Dr. Barbara Bell, in her paper Solar Variation, given at the same conference, writes:

Let us now consider what solar variation needs to be postulated to explain best the observed periods of extensive glaciation. The more obvious hypothesis states that the ice ages result from a decrease in the solar radiation, with a consequent lowering of Earth’s temperature. But Sir George Simpson has severely criticised this hypothesis. He points out that the principal consequence of such cooling would be a great decline in the moisture content of the atmosphere, in precipitation and in general vigor of atmospheric circulation.

Dr. Bell goes on to say that due to such reduced precipitation it would be “virtually impossible to build up any appreciable ice sheet on the land.” She adds that no satisfactory answer to Simpson’s criticism has been produced.

Other similar opinions have lately been expressed. Thus it is evident that suspicions are finally developing that the colder-climate hypothesis is not tenable. But instead of aiding in the quest for a solution of glacial mysteries, these growing suspicions can only magnify the problem, unless and until some alternate cause of ice ages is presented to take the place of the doubtful supposition that cold climate was the cause and surface waters the source of the ice. Such an alternate cause will be disclosed in pages to follow.
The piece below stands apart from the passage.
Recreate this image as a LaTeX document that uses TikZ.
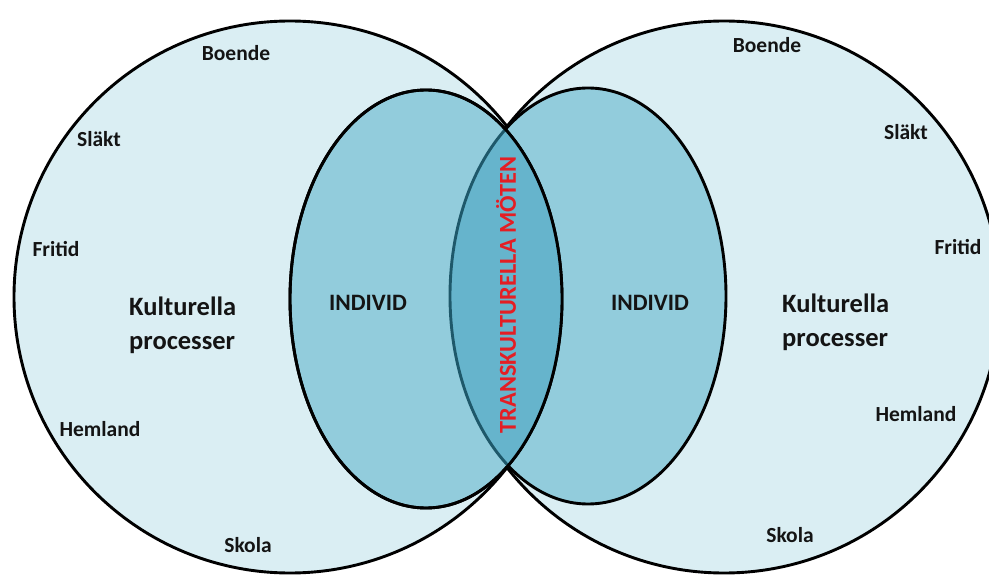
\documentclass[tikz,border=0pt]{standalone}
\usepackage{fontspec}
\setmainfont{Carlito}
\usepackage{tikz}
\definecolor{worldblue}{RGB}{218,238,243}
\definecolor{selfblue}{RGB}{146,204,220}
\definecolor{meetblue}{RGB}{102,180,204}
\definecolor{meetedge}{RGB}{30,88,106}
\definecolor{inkgray}{RGB}{20,20,20}
\definecolor{meetred}{RGB}{228,30,36}
\tikzset{
  world/.style={draw=black, line width=2.9pt, fill=worldblue},
  self/.style={draw=black, line width=2.9pt, fill=selfblue},
  tag/.style={font=\bfseries\fontsize{21.5}{24}\selectfont, text=inkgray, inner sep=0pt, anchor=base},
  process/.style={font=\bfseries\fontsize{26.5}{34}\selectfont, text=inkgray, inner sep=0pt, align=left, anchor=base west},
  person/.style={font=\bfseries\fontsize{23.5}{26}\selectfont, text=inkgray, inner sep=0pt, anchor=base},
  meet/.style={font=\bfseries\fontsize{24.3}{27}\selectfont, text=meetred, inner sep=0pt, rotate=90},
}

\begin{document}
\begin{tikzpicture}[x=1pt, y=-1pt]

\clip (0,0) rectangle (989,577);

% --- the two cultural worlds ---
\coordinate (lworld) at (290,297);
\coordinate (rworld) at (724,297);
\filldraw[world] (lworld) circle (276);
\filldraw[world] (rworld) circle (276);

% --- the two individuals ---
\coordinate (lself) at (426,299);
\coordinate (rself) at (588,296);
\filldraw[self] (rself) ellipse [x radius=138, y radius=208];
\filldraw[self] (lself) ellipse [x radius=136, y radius=209];

% overlap of the individuals
\begin{scope}
  \clip (lself) ellipse [x radius=136, y radius=209];
  \fill[meetblue] (rself) ellipse [x radius=138, y radius=208];
  \draw[meetedge, line width=2.9pt] (rself) ellipse [x radius=138, y radius=208];
\end{scope}
\draw[line width=2.9pt] (lself) ellipse [x radius=136, y radius=209];

% --- left world labels ---
\node (lboende) [tag] at (236,61)  {Boende};
\node (lslakt)  [tag] at (99,147)  {Släkt};
\node (lfritid) [tag] at (56,257)  {Fritid};
\node (lhemland)[tag] at (100,437) {Hemland};
\node (lskola)  [tag] at (248,552) {Skola};
\node (lproc) [process] at (129,350) {Kulturella\\processer};
\node (lperson) [person] at (368,311) {INDIVID};

% --- right world labels ---
\node (rboende) [tag] at (767,53)  {Boende};
\node (rslakt)  [tag] at (906,140) {Släkt};
\node (rfritid) [tag] at (958,255) {Fritid};
\node (rhemland)[tag] at (916,422) {Hemland};
\node (rskola)  [tag] at (790,543) {Skola};
\node (rproc) [process] at (782,347) {Kulturella\\processer};
\node (rperson) [person] at (650,311) {INDIVID};

% --- the meeting ---
\node (meeting) [meet] at (506,295) {TRANSKULTURELLA MÖTEN};

\end{tikzpicture}
\end{document}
Did Oceans Supply Moisture?

Considering next the idea that glacial ice came from evaporated surface water, let us try to estimate how much water would have to be evaporated to fill the order. It has been estimated that the ice still remaining on Earth would, if all melted, raise the ocean level by nearly 200 feet. Certainly, the maximum amount of ice contained, say in the Pleistocene Ice Age, was several times greater than the volume still remaining. It seems reasonable to believe that oceans would have had to be lowered at least many hundreds of feet, to produce the indicated quantity of ice in any of the major ice ages.